Slackware/Linux/Unix (pre-)history (Part 3: Unix-wars, and peace)
The big split
The first versions of Bell Labs’ Unix. also known as ‘Research Unix’, included the full source code, allowing universities to improve and extend the operating system. As I wrote in the previous post in this series, UCB did a lot to add to Unix and created its own distribution – BSD.
The first version – 1BSD – was more like a set of add-ons and patches compiled by Bill Joy. Bit by bit, BSD became larger and larger, with every release coming closer to be a complete operating system.
In 1981 AT&T started selling commercial licenses of Unix, largely based on version 7 of Unix from Bell Labs, and called it System III. After including some of the BSD additions, like vi and curses, it released System V – Release 1 in 1983.
These two branches, BSD and System V, were incompatible.
Bill Joy founded SUN in 1983 with three graduate students from Stanford University who all had worked on the Stanford University Network, one of the four original ARPAnet nodes. They developed the SUN workstations running SunOS, based on BSD.
While the BSD-based versions dominated the workstation market, several new commercial versions were developed for the server market based on System V, like IBM’s AIX and HP’s HP-UX.
Attempts to standardize
Several attempts were made to create standards:
- In 1983 a Unix users group called UniForum published the Uniforum Draft Standard, UDS83. It was based on AT&T’s System III and 4.1BSD. But shortly after 4.2BSD was released with many new features (including TCP/IP) creating several incompatibilities.

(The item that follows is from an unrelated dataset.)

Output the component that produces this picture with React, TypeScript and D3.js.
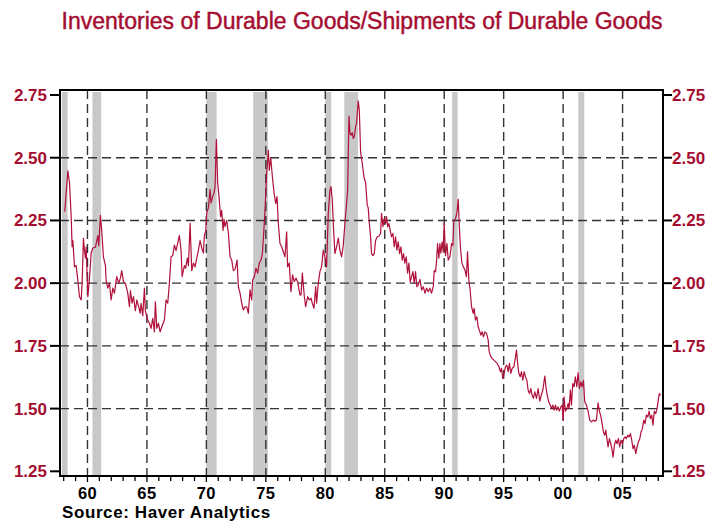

- In 1985 AT&T released the System V Interface Definition (SVID), formally describing the SysVr2 API and including UDS84. SVID3, following SysVr4, became the basis for IEEE’s POSIX standard, tipping the balance more in AT&T’s direction than in BSD’s.
- A consortium of Unix vendors formed X/Open in 1984 and developed the X/Open Portability Guides (XPG), describing a subset of features compatible with all Unixes.
In 1993 the war finally ended with seventy-five vendors of hardware and software declaring support for X/Open. With this deal, the X/Open consortium acquired the rights to the Unix trademark and created the Single Unix Specification version 1.
In 1999 X/Open absorbed all activities related to the POSIX standard.